Air Conditioning Units produce one natural by product, Water! The method that this water is produced is just like the water that forms on the outside of a glass with ice in it. The warmer air from your home, meets the colder surface of the evaporator coil and naturally, condensation occurs. The bad part happens when you find the air conditioner drain line clogged and a water leak on the floor!
The water that comes from your AC Unit, runs down the sides of the coil and collects inside the condensate pan, eventually reaching the condensate drain and flowing off to the drain method your installer chose. When the condensation drain becomes gummed up or plugged, that same innocent water can back up and leak, and can literally ruin your life!
Cleaning Your AC Condensate Pan and Drain Line
Face it, if you are not going to have a service company come out and service your air conditioner every season, you are going to need to do a few things on your own. Fortunately, you can do this before an AC Water Leak happens! One method of maintaining a clean condensate line, is to use ac condensate pan tablets, like tablets or another anti fungal buildup method.
According to the Tampa Handyman, one method he uses is to just grab his wet/dry vacuum, and use it to draw all the build up from your drain line, from the outside of the home, where it exits! While this will work for some, there are a few other methods to clean your AC Condensate Drain as well.
Gravity or Pumped AC Condensate Drains
In almost every instance, you will have either:
Gravity Condensate Drain, where the water flows from your evaporator coil drain pan, directly into a small PVC drain line, and either into a drain system, in or outside your home.

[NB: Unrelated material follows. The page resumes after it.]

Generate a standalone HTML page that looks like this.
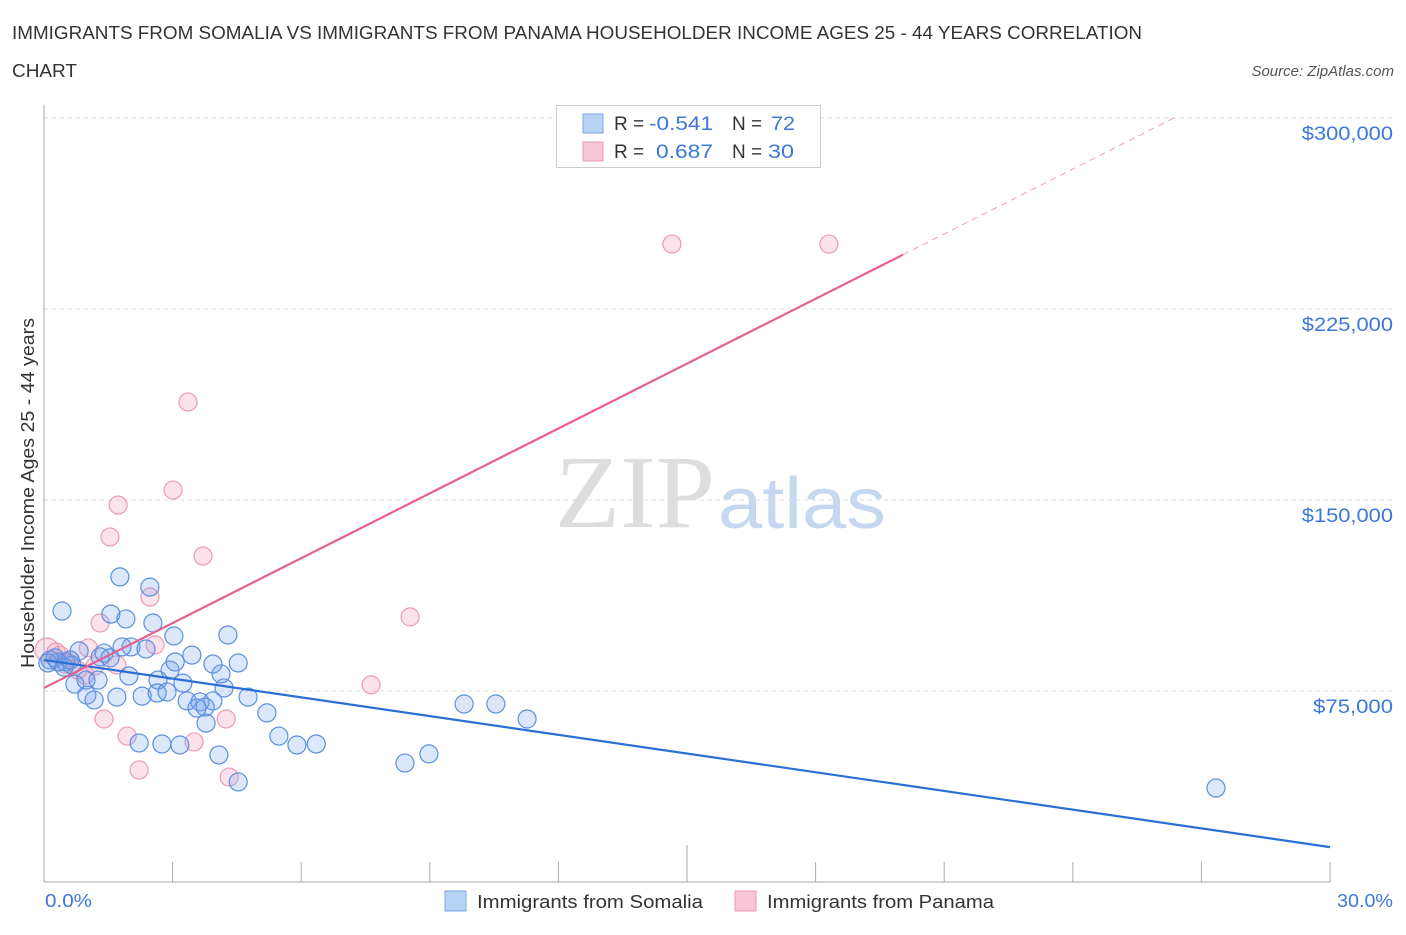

As you can see in the top picture, the installer of this condensate line took the time to install a few extra pieces of the PVC drain, to facilitate the cleaning of the drain lines. Yours may or may not have these caps in place, but if you end up having to cut into the piping system to clean it, (common on older systems) you can rebuild it with the cleanouts in place! All pieces for the new drain can be picked up at a hardware store, for less than $10, or by clicking the links below.
Condensate Pump Drain System, where the water from your coil pan is piped into a small condensate pump, that automatically turns itself on and off as the water fills the collection tray.

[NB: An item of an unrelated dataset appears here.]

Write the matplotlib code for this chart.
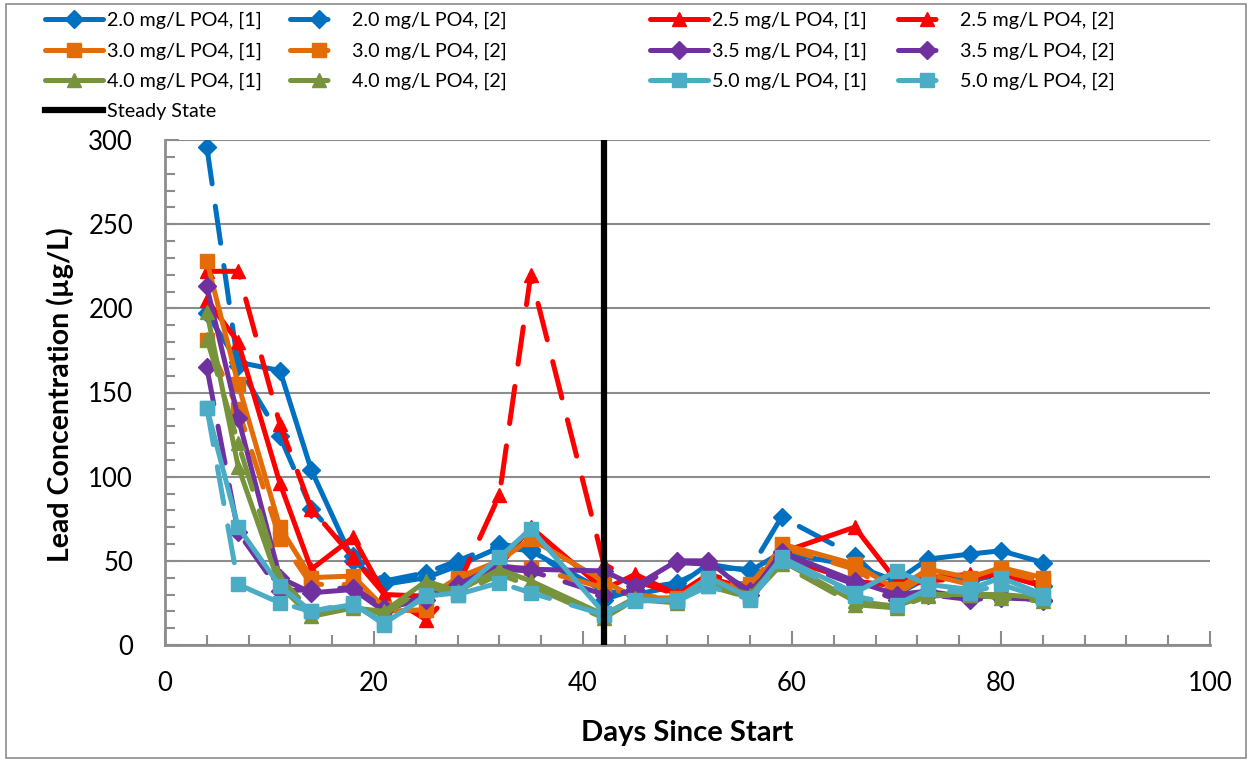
import matplotlib
matplotlib.use("Agg")
import matplotlib.pyplot as plt
from matplotlib.patches import Rectangle
from matplotlib.ticker import MultipleLocator
import numpy as np

# ---------------- data ----------------
days = [4, 7, 11, 14, 18, 21, 25, 28, 32, 35, 42, 45, 49, 52, 56, 59, 66, 70, 73, 77, 80, 84]

pb_20_1 = [197, 168, 163, 104, 50, 36, 40, 47, 58, 56, 32, 30, 35, 48, 44, 55, 47, 38, 51, 54, 56, 49]
pb_20_2 = [296, 166, 124, 81, 53, 38, 43, 50, 60, 57, 27, 33, 37, 46, 45, 76, 53, 30, 40, 38, 42, 35]
pb_25_1 = [205, 180, 96, 45, 64, 30, 29, 38, 47, 70, 33, 42, 30, 40, 33, 55, 70, 38, 40, 42, 42, 35]
pb_25_2 = [222, 222, 131, 81, 52, 30, 15, 35, 89, 220, 48, 38, 30, 42, 35, 52, 38, 35, 38, 40, 42, 36]
pb_30_1 = [228, 155, 70, 40, 41, 22, 28, 40, 50, 63, 38, 28, 28, 40, 30, 60, 48, 33, 45, 40, 46, 40]
pb_30_2 = [181, 140, 63, 36, 36, 20, 21, 38, 45, 46, 34, 30, 27, 38, 36, 58, 45, 30, 42, 36, 44, 38]
pb_35_1 = [213, 135, 40, 31, 33, 20, 30, 36, 47, 45, 44, 35, 50, 50, 30, 55, 38, 30, 32, 28, 30, 26]
pb_35_2 = [165, 67, 32, 33, 34, 22, 27, 33, 45, 44, 30, 32, 49, 48, 32, 52, 36, 27, 30, 27, 28, 27]
pb_40_1 = [198, 106, 35, 17, 22, 20, 38, 32, 45, 38, 18, 28, 26, 37, 30, 50, 26, 23, 30, 30, 30, 28]
pb_40_2 = [182, 120, 40, 20, 23, 18, 35, 30, 42, 35, 16, 27, 25, 35, 28, 48, 24, 22, 29, 30, 28, 26]
pb_50_1 = [141, 70, 35, 20, 24, 13, 29, 31, 52, 69, 19, 26, 27, 40, 28, 52, 31, 44, 36, 33, 40, 30]
pb_50_2 = [141, 36, 25, 20, 25, 12, 30, 30, 37, 31, 18, 27, 26, 35, 27, 50, 29, 24, 33, 31, 36, 28]

doses = ["2.0", "2.5", "3.0", "3.5", "4.0", "5.0"]
steady_day = 42

colors = ["#0070C0", "#FF0000", "#E36C09", "#7030A0", "#77933C", "#4BACC6"]
markers = ["D", "^", "s", "D", "^", "s"]
msizes = [9.5, 10.5, 10.5, 9.5, 10.5, 10.5]
series1 = [pb_20_1, pb_25_1, pb_30_1, pb_35_1, pb_40_1, pb_50_1]
series2 = [pb_20_2, pb_25_2, pb_30_2, pb_35_2, pb_40_2, pb_50_2]

# ---------------- figure ----------------
plt.rcParams["font.family"] = ["Lato", "DejaVu Sans"]
fig = plt.figure(figsize=(12.52, 7.61), dpi=100)
ax = fig.add_axes([165 / 1252, 1 - 645 / 761, (1210 - 165) / 1252, (645 - 140) / 761])

lw = 3.6
handles = {}
for i, d in enumerate(doses):
    h1, = ax.plot(days, series1[i], color=colors[i], lw=lw, marker=markers[i],
                  ms=msizes[i], solid_joinstyle="round", solid_capstyle="round",
                  label=f"{d} mg/L PO4, [1]", zorder=3)
    h2, = ax.plot(days, series2[i], color=colors[i], lw=lw, marker=markers[i],
                  ms=msizes[i], dashes=(7.5, 4.5), dash_capstyle="round",
                  label=f"{d} mg/L PO4, [2]", zorder=3)
    handles[(i, 1)] = h1
    handles[(i, 2)] = h2

ss = ax.axvline(steady_day, color="black", lw=4.5, label="Steady State", zorder=4)

ax.set_xlim(0, 100)
ax.set_ylim(0, 300)
ax.xaxis.set_major_locator(MultipleLocator(20))
ax.xaxis.set_minor_locator(MultipleLocator(4))
ax.yaxis.set_major_locator(MultipleLocator(50))
ax.yaxis.set_minor_locator(MultipleLocator(10))
ax.grid(axis="y", which="major", color="#8C8C8C", lw=1.5)
ax.set_axisbelow(True)
for s in ["top", "right"]:
    ax.spines[s].set_visible(False)
for s in ["left", "bottom"]:
    ax.spines[s].set_color("#8C8C8C")
    ax.spines[s].set_linewidth(2)
ax.tick_params(which="major", direction="in", length=10, width=1.5, color="#8C8C8C",
               labelsize=18.5, labelcolor="black")
ax.tick_params(which="minor", direction="in", length=7, width=1.5, color="#8C8C8C")
ax.tick_params(axis="y", which="major", pad=23)
ax.tick_params(axis="x", which="major", pad=19)

ax.set_xlabel("Days Since Start", fontsize=21, fontweight="bold", labelpad=17)
ax.set_ylabel("Lead Concentration (µg/L)", fontsize=20.5, fontweight="bold")
ax.yaxis.set_label_coords(-0.087, 0.495)

# legend: four separately placed columns, as in the reference
columns = [
    ([handles[(0, 1)], handles[(2, 1)], handles[(4, 1)], ss], 45),
    ([handles[(0, 2)], handles[(2, 2)], handles[(4, 2)]], 290),
    ([handles[(1, 1)], handles[(3, 1)], handles[(5, 1)]], 650),
    ([handles[(1, 2)], handles[(3, 2)], handles[(5, 2)]], 898),
]
for hs, xpix in columns:
    fig.legend(handles=hs, labels=[h.get_label() for h in hs], ncol=1,
               loc="upper left", bbox_to_anchor=(xpix / 1252, 1 - 12 / 761),
               frameon=False, fontsize=14.2, handlelength=2.95, handletextpad=0.2,
               labelspacing=0.665, borderpad=0, borderaxespad=0)

fig.add_artist(Rectangle((6 / 1252, 3 / 761), 1240 / 1252, 754 / 761, transform=fig.transFigure,
                         fill=False, edgecolor="#8C8C8C", lw=1.2))

fig.savefig("out.png", dpi=100)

In most cases, the PVC piping or clear plastic condensate hose, will fit directly into a hole on the top of the condensate pump, filling the reservoir. A second hose is then connected, to channel the water outside the home or into a drain system. Condensate pump systems are most commonly used in areas below the level of the homes drain.
Air Conditioner Condensate Pumps
Regardless of which system your AC system uses, almost all blockages occur in the small bend, called a trap. The trap system always holds a small amount of water, that is there to keep fumes and other objects from backing in to the system. Over time, gum builds up… the trap becomes clogged and you have a plugged ac line!
Cleaning Your AC Condensate Drain
The most common method of cleaning, is to gain access to your drain line… whether that is within a cleanout or from inside the evaporator coil drain pan, and simply flush the line with either compressed air or a water hose, forcing everything from the inside to outside. (Never flush water from outside the home, to the inside of the unit, a mess will occur!)
If you don't have access to an open end of the drain from inside, you may need to disconnect or cut the drain line to perform the cleaning.
This should be done at least once every year and more often in areas where you use air conditioning more than 6 months of the year! Doing so will prevent the AC drain from leaking water into the home!